28 de marzo de 2020

Trabajamos a la orilla de la fiebre, como quien anda por la línea del abismo. Queremos protegernos de la fiebre con todo un arsenal impermeable (las gafas, las máscaras, los gorros, los guantes, las batas, los pijamas), pero la fiebre es mucho más que líquida. Aunque no la toquemos, nos espera. Aunque sea en los sueños. Ya soñamos con fiebre.

Observamos nuestra temperatura, que es el punto de flotación de la salud. Sujetamos el termómetro como una boya de salvación en el naufragio. Prestamos atención a nuestro olfato, a nuestro gusto (sabemos de la alarma de su pérdida, que es un síntoma precoz). Andamos por la casa oliéndolo todo: los tarros de la miel, el bote del cacao, hasta el cubo de lejía. Nos sentamos a comer como quien entra a hacerse un TAC definitivo. Cada bocado sabroso es un renacer en la salud, es una confirmación del pasaporte de los sanos. Estamos atentos como nunca a nuestras fosas nasales, al fondo de nuestra garganta, a cada milímetro de capacidad de los pulmones.
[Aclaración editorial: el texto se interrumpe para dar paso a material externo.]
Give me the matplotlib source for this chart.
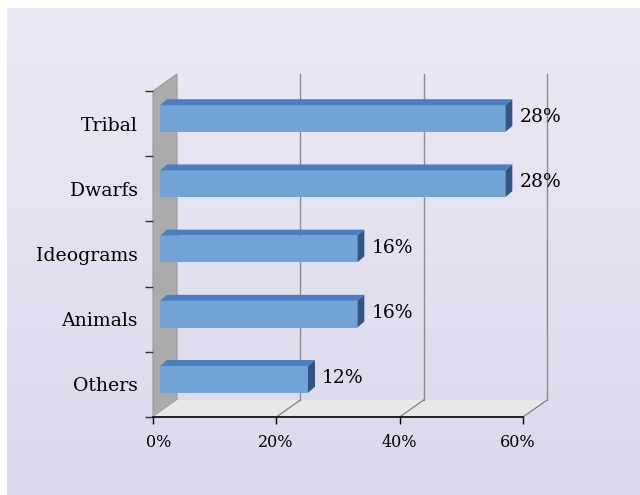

Cualquier golpe de tos nos pone en guardia.

Cuando salimos de los hospitales seguimos a la orilla de la fiebre: en lo simbólico, en lo profético, en lo fatídico. Seguimos a un paso de la fiebre a pesar de todos los escrúpulos: de la lejía, de la ducha tras ducha, del tren de lavadoras. Esperamos la fiebre como quien espera a un comensal que se retrasa. Aguardamos que, en cualquier momento, erice el vello de lo cotidiano: que nos asalte preparando la cena, acariciando al perro, pelando una manzana. Que nos anuncie que somos ciudadanos del país del COVID, que es ya tierra de todos.

Esperamos pacientes a la fiebre que ha de ponernos al otro lado de la bata, de los metacrilatos y del látex. Que ha de lanzarnos a la geografía de lo real.

Y mientras, vivimos inventándole fronteras a la fiebre. Conjurando la tregua de la fiebre.